[Provided records]
++++++++++++++++++++

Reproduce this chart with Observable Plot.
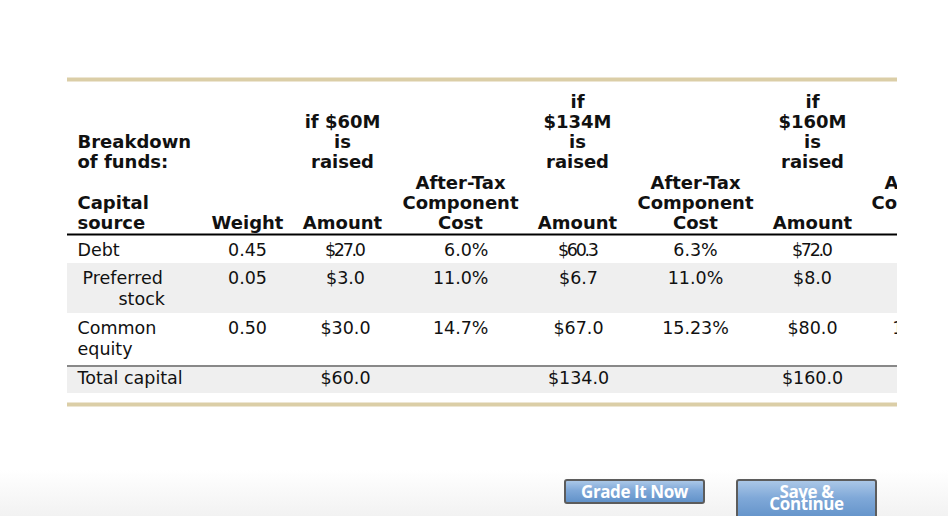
<!DOCTYPE html>
<html>
<head>
<meta charset="utf-8">
<script src="https://cdn.jsdelivr.net/npm/d3@7"></script>
<script src="https://cdn.jsdelivr.net/npm/@observablehq/plot@0.6"></script>
<style>
  html, body { margin: 0; padding: 0; background: #fff; }
  #wrap { position: relative; width: 948px; height: 516px; overflow: hidden;
          background: linear-gradient(to bottom, #fff 0px, #fff 470px, #f2f2f2 516px); }
  #chart svg { display: block; }
  .btn { position: absolute; box-sizing: border-box; border: 2px solid #5c5c5c; border-radius: 3px;
         background: linear-gradient(to bottom, #aac7e7 0%, #7fa8d8 45%, #6292c9 100%);
         color: #fff; font-family: "Open Sans", sans-serif; font-weight: 700; text-align: center;
         letter-spacing: -0.4px; }
</style>
</head>
<body>
<div id="wrap">
  <div id="chart"></div>
  <div class="btn" style="left:564px;top:479px;width:141px;height:25px;font-size:17px;line-height:21px;">Grade It Now</div>
  <div class="btn" style="left:736px;top:479px;width:141px;height:42px;font-size:17px;line-height:12px;padding-top:5px;">Save &amp;<br>Continue</div>
</div>
<script>
// ---------- data ----------
const sourceLabels = ["Debt", "Preferred stock", "Common equity"];
const weights = [0.45, 0.05, 0.50];
const raisedTotals = [60, 134, 160];
const raisedHeadings = ["if $60M\nis\nraised", "if\n$134M\nis\nraised", "if\n$160M\nis\nraised"];
const amounts60 = [27.0, 3.0, 30.0];
const amounts134 = [60.3, 6.7, 67.0];
const amounts160 = [72.0, 8.0, 80.0];
const costs60 = [6.0, 11.0, 14.7];
const costs134 = [6.3, 11.0, 15.23];
const costs160 = [6.6, 11.0, 15.57];   // column is cut off at the right edge (estimated)
const topHeading = "Breakdown\nof funds:";
const sourceHeading = "Capital\nsource";
const weightHeading = "Weight";
const amountHeading = "Amount";
const costHeading = "After-Tax\nComponent\nCost";
const totalLabel = "Total capital";

// ---------- layout (positions / styles) ----------
const W = 948, H = 516;
const L = {
  left: 67, right: 897,
  tanTop: 79, tanBottom: 404,
  headRule: 234, totalRule: 365.5,
  bands: [[263, 313], [367, 393]],
  raisedBase: 167, headBase: 228, subHeadBase: 167,
  rowBase: [255, 283, 333], totalBase: 383,
  labelX: 77, labelIndent: [[0], [5, 41], [0, 0]], bodyLine: 21,
  weightX: 247,
  amountX: [345, 578, 812], amountHeadX: [342, 577, 812],
  costX: [488, 695, 925], costAnchor: ["end", "middle", "middle"], costHeadX: [460, 695, 929]
};
const tan = "#dbcea7", band = "#efefef", ink = "#111";
const HEAD = 18, BODY = 17.5;

const amountCols = [amounts60, amounts134, amounts160];
const costCols = [costs60, costs134, costs160];
const fmtMoney = v => "$" + v.toFixed(1);
const fmtPct = v => (Math.round(v * 10) === v * 10 ? v.toFixed(1) : v.toFixed(2)) + "%";

// header cells
const headStart = [
  {x: L.labelX, y: L.subHeadBase, text: topHeading},
  {x: L.labelX, y: L.headBase, text: sourceHeading}
];
const headMiddle = [{x: L.weightX, y: L.headBase, text: weightHeading}];
raisedTotals.forEach((v, i) => {
  headMiddle.push({x: L.amountHeadX[i], y: L.raisedBase, text: raisedHeadings[i]});
  headMiddle.push({x: L.amountHeadX[i], y: L.headBase, text: amountHeading});
  headMiddle.push({x: L.costHeadX[i], y: L.headBase, text: costHeading});
});

// body cells
const bodyStart = [], bodyMiddle = [], bodyEnd = [];
sourceLabels.forEach((lab, r) => {
  const words = r === 0 ? [lab] : lab.split(" ");
  words.forEach((w, k) => {
    bodyStart.push({x: L.labelX + L.labelIndent[r][k], y: L.rowBase[r] + k * L.bodyLine, text: w});
  });
  bodyMiddle.push({x: L.weightX, y: L.rowBase[r], text: weights[r].toFixed(2)});
  amountCols.forEach((col, c) => bodyMiddle.push({x: L.amountX[c], y: L.rowBase[r], text: fmtMoney(col[r])}));
  costCols.forEach((col, c) => {
    const cell = {x: L.costX[c], y: L.rowBase[r], text: fmtPct(col[r])};
    (L.costAnchor[c] === "end" ? bodyEnd : bodyMiddle).push(cell);
  });
});
bodyStart.push({x: L.labelX, y: L.totalBase, text: totalLabel});
raisedTotals.forEach((v, c) => bodyMiddle.push({x: L.amountX[c], y: L.totalBase, text: fmtMoney(v)}));

const textOpts = (size, weight, anchor, lh) => ({
  x: "x", y: "y", text: "text", textAnchor: anchor, lineAnchor: "bottom",
  fontSize: size, fontWeight: weight, fill: ink, lineHeight: lh, clip: true
});

const chart = Plot.plot({
  width: W, height: H,
  marginTop: 0, marginLeft: 0, marginBottom: 0, marginRight: W - L.right,
  x: {type: "linear", domain: [0, W], range: [0, W], axis: null},
  y: {type: "linear", domain: [0, H], range: [0, H], axis: null},
  style: {fontFamily: "'DejaVu Sans', Verdana, sans-serif", background: "transparent", color: ink},
  marks: [
    Plot.rect(L.bands, {x1: L.left, x2: L.right, y1: d => d[0], y2: d => d[1], fill: band}),
    Plot.ruleY([L.tanTop, L.tanBottom], {x1: L.left, x2: L.right, stroke: tan, strokeWidth: 4}),
    Plot.ruleY([L.headRule], {x1: L.left, x2: L.right, stroke: "#000", strokeWidth: 2}),
    Plot.ruleY([L.totalRule], {x1: L.left, x2: L.right, stroke: "#888", strokeWidth: 2}),
    Plot.text(headStart, textOpts(HEAD, "bold", "start", 20 / HEAD)),
    Plot.text(headMiddle, textOpts(HEAD, "bold", "middle", 20 / HEAD)),
    Plot.text(bodyStart, textOpts(BODY, "normal", "start", 1.2)),
    Plot.text(bodyMiddle, textOpts(BODY, "normal", "middle", 1.2)),
    Plot.text(bodyEnd, textOpts(BODY, "normal", "end", 1.2))
  ]
});
document.getElementById("chart").appendChild(chart);

// the first-row amounts appear squeezed in the original
chart.querySelectorAll("text").forEach(t => {
  if (["$27.0", "$60.3", "$72.0"].includes(t.textContent)) {
    t.setAttribute("textLength", 41);
    t.setAttribute("lengthAdjust", "spacing");
  }
});
</script>
</body>
</html>
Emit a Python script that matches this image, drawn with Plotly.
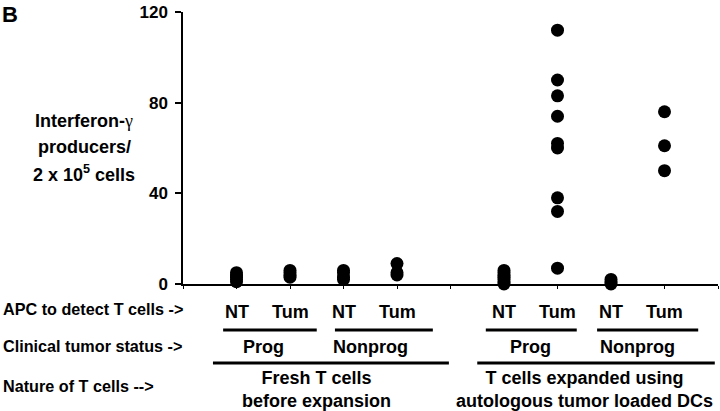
import plotly.graph_objects as go

# ---- data ----
positions = [1, 2, 3, 4, 6, 7, 8, 9]
apc_labels = ["NT", "Tum", "NT", "Tum", "NT", "Tum", "NT", "Tum"]
values = [
    [1, 2, 3, 4, 5],                       # fresh, Prog, NT
    [3, 4, 5, 6],                          # fresh, Prog, Tum
    [2, 3, 5, 6],                          # fresh, Nonprog, NT
    [4, 5, 9],                             # fresh, Nonprog, Tum
    [0, 1, 2, 3, 4, 5, 6],                 # expanded, Prog, NT
    [7, 32, 38, 60, 62, 74, 83, 90, 112],  # expanded, Prog, Tum
    [0, 1, 2],                             # expanded, Nonprog, NT
    [50, 61, 76],                          # expanded, Nonprog, Tum
]
status_labels = ["Prog", "Nonprog", "Prog", "Nonprog"]
status_centers = [1.5, 3.5, 6.5, 8.5]
nature_labels = ["Fresh T cells<br>before expansion",
                 "T cells expanded using<br>autologous tumor loaded DCs"]
nature_centers = [2.5, 7.5]
y_ticks = [0, 40, 80, 120]
row_titles = ["APC to detect T cells ->", "Clinical tumor status ->",
              "Nature of T cells -->"]
y_title_lines = ["Interferon-<span style='font-family:Liberation Serif;font-weight:normal'>γ</span>",
                 "producers/", "2 x 10<sup>5</sup> cells"]

FONT = "Arial, Liberation Sans, sans-serif"

xs, ys = [], []
for p, vals in zip(positions, values):
    for v in vals:
        xs.append(p)
        ys.append(v)

fig = go.Figure()
fig.add_trace(go.Scatter(
    x=xs, y=ys, mode="markers",
    marker=dict(color="black", size=13, line=dict(width=0)),
    cliponaxis=False, showlegend=False, hoverinfo="skip",
))

# plot area: x 183..718 px, y 12..284 px
W, H = 720, 411
L, R, T, B = 183, 2, 12, 127
ph = H - T - B
pw = W - L - R


def py(pix):
    return (H - B - pix) / ph


def px(pix):
    return (pix - L) / pw


def bold(size):
    return dict(size=size, family=FONT, color="black", weight="bold")


ann = []
for p, lab in zip(positions, apc_labels):
    ann.append(dict(x=p, y=py(312), xref="x", yref="paper", text=lab,
                    showarrow=False, xanchor="center", yanchor="middle",
                    font=bold(18)))
for c, lab in zip(status_centers, status_labels):
    ann.append(dict(x=c, y=py(347), xref="x", yref="paper", text=lab,
                    showarrow=False, xanchor="center", yanchor="middle",
                    font=bold(18)))
for c, lab in zip(nature_centers, nature_labels):
    ann.append(dict(x=c, y=py(389), xref="x", yref="paper", text=lab,
                    showarrow=False, xanchor="center", yanchor="middle",
                    font=bold(18)))
for yy, lab in zip([309, 346, 386], row_titles):
    ann.append(dict(x=px(1), y=py(yy), xref="paper", yref="paper", text=lab,
                    showarrow=False, xanchor="left", yanchor="middle",
                    font=bold(16.2)))
for yy, lab in zip([121, 147, 173], y_title_lines):
    ann.append(dict(x=px(84), y=py(yy), xref="paper", yref="paper", text=lab,
                    showarrow=False, xanchor="center", yanchor="middle",
                    font=bold(18)))
ann.append(dict(x=px(0), y=py(0), xref="paper", yref="paper", text="B",
                showarrow=False, xanchor="left", yanchor="top",
                font=bold(22)))

shapes = []
lines1 = [(0.75, 2.5), (2.84, 4.67), (5.66, 7.36), (7.74, 9.63)]
lines2 = [(0.56, 4.97), (5.5, 9.94)]
for a, b in lines1:
    shapes.append(dict(type="line", xref="x", yref="paper", x0=a, x1=b,
                       y0=py(330), y1=py(330), line=dict(color="black", width=3)))
for a, b in lines2:
    shapes.append(dict(type="line", xref="x", yref="paper", x0=a, x1=b,
                       y0=py(363), y1=py(363), line=dict(color="black", width=3)))

fig.update_layout(
    width=W, height=H,
    margin=dict(l=L, r=R, t=T, b=B, pad=0),
    paper_bgcolor="white", plot_bgcolor="white",
    annotations=ann, shapes=shapes,
    font=dict(family=FONT, color="black"),
    hovermode=False,
    xaxis=dict(range=[0, 10], tickvals=list(range(0, 11)), showticklabels=False,
               ticks="outside", ticklen=3, tickwidth=1, tickcolor="black",
               showline=True, linecolor="black", linewidth=1.5,
               showgrid=False, zeroline=False, fixedrange=True),
    yaxis=dict(range=[0, 120], tickvals=y_ticks, ticks="outside", ticklen=6,
               tickwidth=1.5, tickcolor="black", ticklabelstandoff=4,
               tickfont=bold(17), automargin=False,
               showline=True, linecolor="black", linewidth=1.5,
               showgrid=False, zeroline=False, fixedrange=True),
)

fig.write_html("out.html", config={"displayModeBar": False},
               post_script="document.body.style.margin='0';")
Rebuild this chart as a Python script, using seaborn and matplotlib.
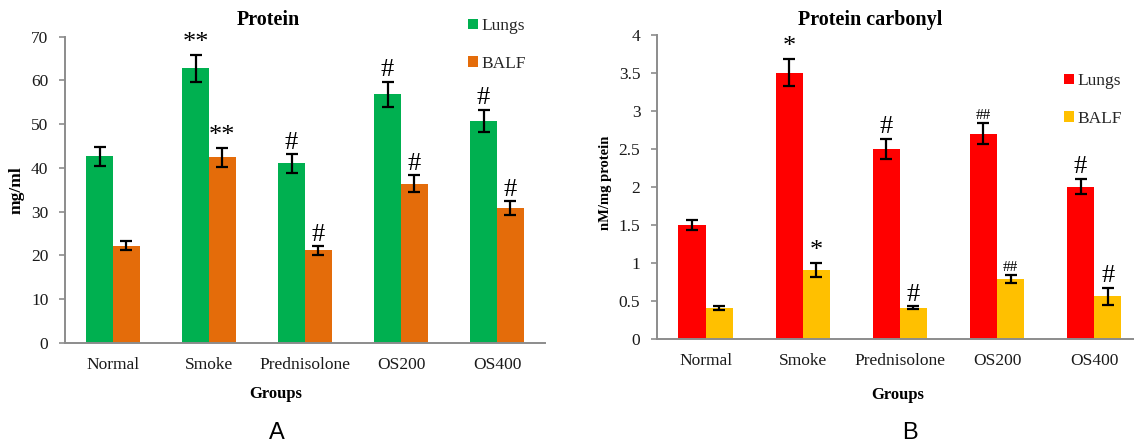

++++++++++++++++++++

[Given task] Write out the lines from the one containing "Emit a Python" down to the one containing "import plotly.graph_objects as go", both included, exactly as they appear. Leave out any pictures.

[Final result]
Emit a Python script that matches this image, drawn with Plotly.
import plotly.graph_objects as go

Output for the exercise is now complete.